Going by the strictest interpretation, yes. I agree. Both girls were rejected in a way that suggested they should move on. However, I don't agree that the two rejections meant the same thing, or were meant to be an exact parallel of each other. Kakashi's rejection of Rin was more about him and what he had needed to learn, while Sasuke's rejection was more about Sakura and what she needed to learn.
There are many, many differences between Kakashi/Rin and Sasuke/Sakura that you apparently don't consider as significant or relevant as some of the rest of us do. These differences lie not only in the circumstances, but in the integrity and motivation of the character involved.
Toward the end of Part I, Sakura gives a very long and detailed explanation of her feelings for Sasuke. She talks about their time together as teammates, asks if he remembers the day of the Bench Scene when he got angry because she didn't understand loneliness (to which he replies that he does not remember), and she tells him she will know that kind of loneliness if he leaves. After listening, Sasuke then rejects her -- not by saying he's unworthy or that she'll be better off, but by saying she's "annoying" and he prefers to choose the path of revenge. When Sakura's pleas turn into a threat to scream the alarm, Sasuke does thank her and then knocks her out.
In the Gaiden, Rin barely gets started on her confession when Kakashi cuts her off. He rejects her immediately, without letting her talk about how great he is or how much she loves him, and says he's not good enough -- apparently even to hear her words -- because he was once the kind of trash who would have abandoned her.

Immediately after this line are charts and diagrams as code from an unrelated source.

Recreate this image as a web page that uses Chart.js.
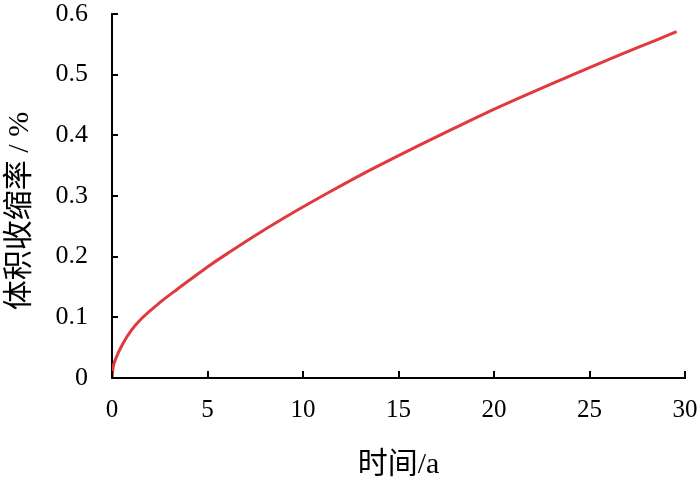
<!DOCTYPE html>
<html>
<head>
<meta charset="utf-8">
<script src="https://cdn.jsdelivr.net/npm/chart.js@4.4.0/dist/chart.umd.min.js"></script>
<style>
  html, body { margin: 0; padding: 0; background: #fff; }
  canvas { display: block; }
</style>
</head>
<body>
<canvas id="shrinkChart" width="700" height="483"></canvas>
<script>
// values
const timeYears = [0, 0.05, 0.2, 0.56, 1.0, 1.55, 2.53, 3.4, 4.26, 5.13, 6.18, 7.92, 9.67, 11.41, 13.16, 14.9, 16.1, 17.87, 19.6, 21.36, 23.1, 25.03, 26.77, 28.5, 29.56];
const shrinkage = [0, 0.016, 0.032, 0.056, 0.078, 0.098, 0.125, 0.146, 0.166, 0.186, 0.208, 0.243, 0.276, 0.307, 0.337, 0.365, 0.384, 0.411, 0.437, 0.462, 0.486, 0.512, 0.535, 0.557, 0.571];

const xTickLabels = ["0", "5", "10", "15", "20", "25", "30"];
const yTickLabels = ["0", "0.1", "0.2", "0.3", "0.4", "0.5", "0.6"];
const yTitle = "体积收缩率 / %";

const serif = "'Liberation Serif', 'Times New Roman', 'Noto Sans CJK SC', serif";

// small inward tick marks + the rotated y title, like the original figure
const figureExtras = {
    id: "figureExtras",
    afterDraw(chart){
        const c = chart.ctx;
        const xs = chart.scales.x;
        const ys = chart.scales.y;
        c.save();
        c.strokeStyle = "#000";
        c.lineWidth = 2;
        c.beginPath();
        xs.ticks.forEach(t => {
            const px = Math.round(xs.getPixelForValue(t.value));
            c.moveTo(px, ys.bottom);
            c.lineTo(px, ys.bottom - 7);
        });
        ys.ticks.forEach(t => {
            const py = Math.round(ys.getPixelForValue(t.value));
            c.moveTo(xs.left, py);
            c.lineTo(xs.left + 6, py);
        });
        c.stroke();

        c.translate(20, ys.top + (ys.bottom - ys.top) / 2 + 15);
        c.rotate(-Math.PI / 2);
        c.fillStyle = "#000";
        c.font = "30px " + serif;
        c.textAlign = "center";
        c.textBaseline = "middle";
        c.fillText(yTitle, 0, 0);
        c.restore();
    }
};

const ctx = document.getElementById("shrinkChart");

new Chart(ctx, {
    type: "line",
    data: {
        datasets: [
            {
                data: timeYears.map((t, i) => ({ x: t, y: shrinkage[i] })),
                borderColor: "#e0393e",
                borderWidth: 3,
                pointRadius: 0,
                cubicInterpolationMode: "monotone",
                fill: false
            }
        ]
    },
    options: {
        responsive: false,
        animation: false,
        layout: {
            padding: { top: 14, right: 15, left: 0, bottom: 0 }
        },
        plugins: {
            legend: { display: false },
            tooltip: { enabled: false }
        },
        scales: {
            x: {
                type: "linear",
                min: 0,
                max: 30,
                afterFit(s){
                    s.height = 105;
                    s.paddingLeft = 0;
                    s.paddingRight = 0;
                },
                ticks: {
                    stepSize: 5,
                    color: "#000",
                    padding: 17,
                    font: { family: serif, size: 25 },
                    callback: (v) => xTickLabels[v / 5]
                },
                grid: { drawOnChartArea: false, drawTicks: false },
                border: { color: "#000", width: 2 },
                title: {
                    display: true,
                    text: "时间/a",
                    color: "#000",
                    font: { family: serif, size: 30 },
                    padding: { top: 0, bottom: 0 }
                }
            },
            y: {
                min: 0,
                max: 0.6,
                afterFit(s){
                    s.width = 112;
                    s.paddingTop = 0;
                    s.paddingBottom = 0;
                },
                ticks: {
                    stepSize: 0.1,
                    color: "#000",
                    padding: 24,
                    font: { family: serif, size: 26 },
                    callback: (v) => yTickLabels[Math.round(v * 10)]
                },
                grid: { drawOnChartArea: false, drawTicks: false },
                border: { color: "#000", width: 2 },
                title: { display: false }
            }
        }
    },
    plugins: [figureExtras]
});
</script>
</body>
</html>
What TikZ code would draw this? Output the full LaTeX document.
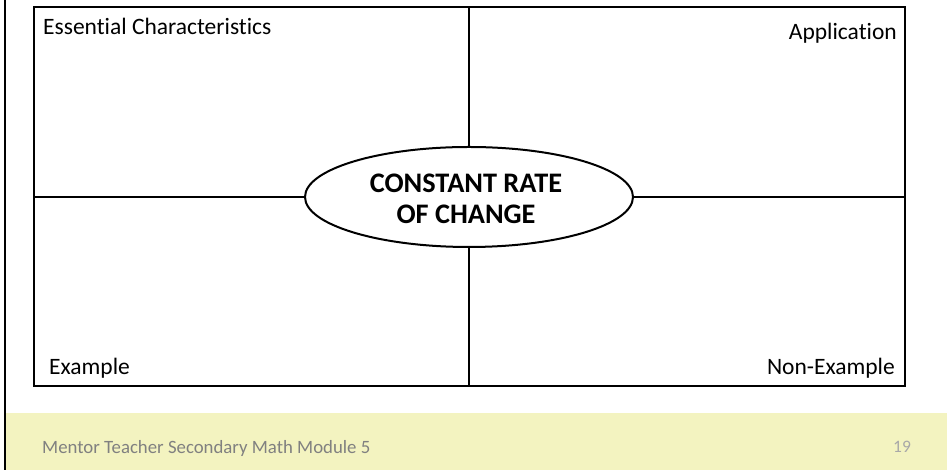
\documentclass[tikz,border=0pt]{standalone}
\usepackage{fontspec}
\setmainfont{Carlito}[Ligatures=NoCommon]
\usetikzlibrary{shapes.geometric}
\definecolor{footbg}{HTML}{F3F3C0}
\definecolor{foottxt}{HTML}{808080}
\definecolor{pagetxt}{HTML}{A8A8A8}
\tikzset{
  frameline/.style={line width=2pt, draw=black},
  label/.style={inner sep=0pt, font=\fontsize{23.5}{28}\selectfont},
}
\begin{document}
\begin{tikzpicture}[x=1pt,y=1pt]
\useasboundingbox (0,0) rectangle (947,470);
% footer band
\fill[footbg] (6,0) rectangle (947,57);
\node[inner sep=0pt, anchor=base west, text=foottxt, font=\fontsize{18.8}{22}\selectfont] (foot) at (42,16) {Mentor Teacher Secondary Math Module 5};
\node[inner sep=0pt, anchor=base, text=pagetxt, font=\fontsize{17.5}{20}\selectfont] (page) at (902,17.5) {19};
% left slide border
\draw[line width=2pt] (4.5,0) -- (4.5,470);
% frame
\node[frameline, rectangle, inner sep=0pt, minimum width=871pt, minimum height=379pt, anchor=south west] (frame) at (33,83) {};
% central ellipse
\node[frameline, ellipse, fill=white, inner sep=0pt, minimum width=328pt, minimum height=100pt] (center) at (469,273) {};
\node[inner sep=0pt, anchor=base, font=\fontsize{28.3}{32}\selectfont\bfseries] (t1) at (466,277.5) {CONSTANT RATE};
\node[inner sep=0pt, anchor=base, font=\fontsize{28.3}{32}\selectfont\bfseries] (t2) at (466,246) {OF CHANGE};
% dividers
\draw[frameline] (center.north) -- (center.north |- frame.north);
\draw[frameline] (center.south) -- (center.south |- frame.south);
\draw[frameline] (center.west) -- (center.west -| frame.west);
\draw[frameline] (center.east) -- (center.east -| frame.east);
% labels
\node[label, anchor=base west] (ess) at (43,435) {Essential Characteristics};
\node[label, anchor=base east] (app) at (897,430) {Application};
\node[label, anchor=base west] (ex) at (49,95) {Example};
\node[label, anchor=base east] (nonex) at (895,95) {Non-Example};
\end{tikzpicture}
\end{document}
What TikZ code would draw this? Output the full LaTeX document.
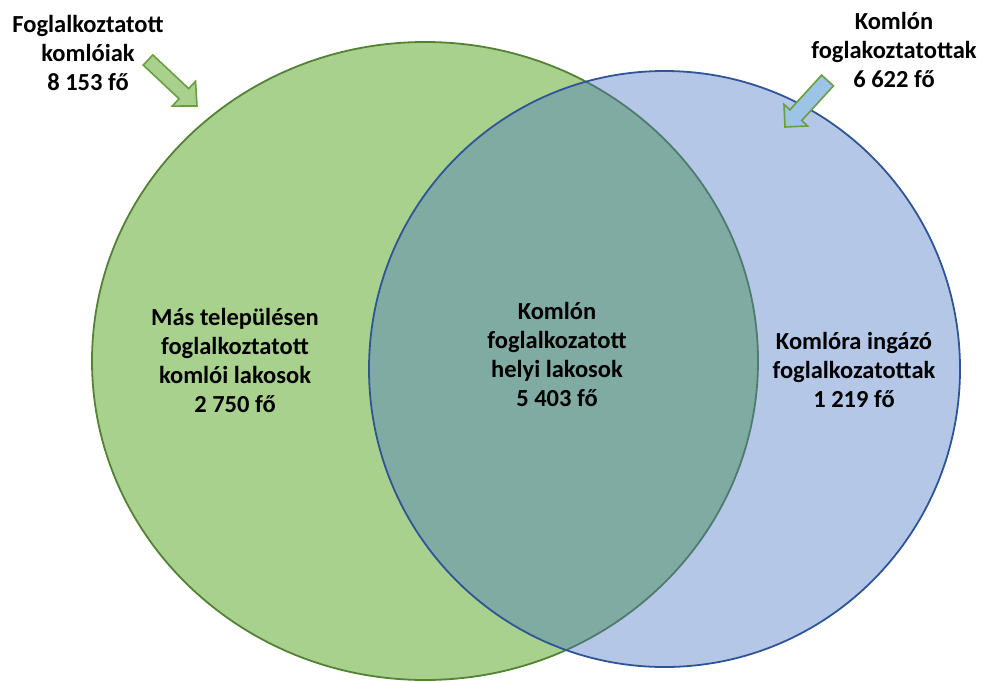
\documentclass[tikz,border=0pt]{standalone}
\usepackage{fontspec}
\setmainfont{Carlito}
\usetikzlibrary{calc}
\definecolor{gfill}{HTML}{A9D18E}
\definecolor{gline}{HTML}{548235}
\definecolor{bfill}{HTML}{4472C4}
\definecolor{bline}{HTML}{2F5597}
\definecolor{afill}{HTML}{9DC3E6}
\definecolor{aline}{HTML}{6A9E40}
\tikzset{
  lbl/.style={align=center, inner sep=0pt, font={\fontsize{24.5}{29}\selectfont\bfseries}, text=black},
  blockarrow/.style={draw=aline, line width=1.6pt, line join=miter},
}
\begin{document}
\begin{tikzpicture}[x=1pt,y=-1pt]
\useasboundingbox (0,0) rectangle (981,682);
\begin{scope}
\clip (0,0) rectangle (981,682);
% green ellipse
\draw[fill=gfill, draw=gline, line width=1.8pt] (425,361) ellipse [x radius=333, y radius=319];
% blue ellipse
\draw[fill=bfill, fill opacity=0.4, draw=bline, line width=1.8pt] (664.5,369) ellipse [x radius=295.5, y radius=298];
\end{scope}
% left block arrow
\coordinate (lt) at (148,60);
\coordinate (lp) at (197,106);
\coordinate (lb) at ($(lp)!18pt!(lt)$);
\coordinate (lx) at ($(lb)!-10pt!(lt)$);
\draw[blockarrow, fill=gfill]
  ($(lt)!7pt!90:(lb)$) -- ($(lb)!7pt!-90:(lt)$) -- ($(lb)!17pt!-90:(lt)$) -- (lp)
  -- ($(lb)!17pt!90:(lt)$) -- ($(lb)!7pt!90:(lt)$) -- ($(lt)!7pt!-90:(lb)$) -- cycle;
% right block arrow
\coordinate (rt) at (827.5,80.5);
\coordinate (rp) at (785,127);
\coordinate (rb) at ($(rp)!16pt!(rt)$);
\draw[blockarrow, fill=afill]
  ($(rt)!8pt!90:(rb)$) -- ($(rb)!8pt!-90:(rt)$) -- ($(rb)!16pt!-90:(rt)$) -- (rp)
  -- ($(rb)!16pt!90:(rt)$) -- ($(rb)!8pt!90:(rt)$) -- ($(rt)!8pt!-90:(rb)$) -- cycle;
% labels
\node[lbl] (tl) at (88,53) {Foglalkoztatott\\komlóiak\\8 153 fő};
\node[lbl] (tr) at (894,50) {Komlón\\foglakoztatottak\\6 622 fő};
\node[lbl] (ml) at (235,360) {Más településen\\foglalkoztatott\\komlói lakosok\\2 750 fő};
\node[lbl] (mc) at (557,354) {Komlón\\foglalkozatott\\helyi lakosok\\5 403 fő};
\node[lbl] (mr) at (854,370) {Komlóra ingázó\\foglalkozatottak\\1 219 fő};
\end{tikzpicture}
\end{document}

The way I see it, the bottom line is.... Sasuke rejected Sakura out of cold selfishness, to cuts bonds so he would be free to pursue revenge and murder. Kakashi rejected Rin out of humility because he did not consider himself worthy. So yes, although both girls were ultimately rejected, the reasons why and the way the rejections were handled casts Kakashi's rejection of Rin in a far more positive and respectful light than Sasuke's rejection of Sakura.
Kakashi was obviously traumatized by his father's fate, leaving him hung up on rules and doing things according to shinobi "law" so he could right his father's wrongs and not be considered that kind of trash. The very fact that Kakashi went on about how emotions were "unnecessary things" suggests that he did have emotions, and was determined to keep them contained in order to do the "right thing" as a ninja. Minato touched on that, by essentially saying that Obito needed to be more mindful of the rules, while Kakashi needed to realize there was more to being a shinobi than rules.
In a sense, Kakashi and Obito were two sides of the same coin. One having superior skill, focus, and control, the other having way more heart than brains, skill, or focus. I'm personally not comfortable making the same comparison with Sasuke and Naruto. I don't see them as two sides of the same coin. Even at his worst, Kakashi was a good person who was trying to do the right thing for the right reasons. That cannot be said of Sasuke. In that way Sasuke's character is much more like Orochimaru -- cold, selfish, sexually ambiguous, and obsessed with power and superiority.
Was Kakashi in love with Rin when Obito died? No, I don't believe that. Even if deep in his heart he was interested in her and appreciated her heartfelt attention, his "shinobi must be emotionless tools of society" mantra would have prevented him from acknowledging it. And after he changed -- after Obito "died" in sacrifice for both of them -- any chance there might have been of Kakashi returning Rin's feelings was sealed off out of respect for Obito.
The thing that makes me (and probably others) speculate about Kakashi/Rin is how much better a person Kakashi was than Sasuke to start, and then how much he changed after Obito's "death." Kakashi took on a lot of different qualities -- Obito's tardiness, a friendship with Gai, reading Jiraiya's smut books, etc. If he had become so much more open, so much more "human" after Obito's death, isn't it possible that he might have developed romantic feelings for Rin later on that he kept buried? I think it's possible, although it wouldn't have changed the outcome in the end.
By contrast, I don't see Sasuke as ever having the potential to develop romantic feelings for Sakura. Especially not now, not after he chose such a dark path and all the negative drama that's happened between them -- and between him and Naruto. Again, in this way I think Sasuke is far more like Orochimaru than Kakashi.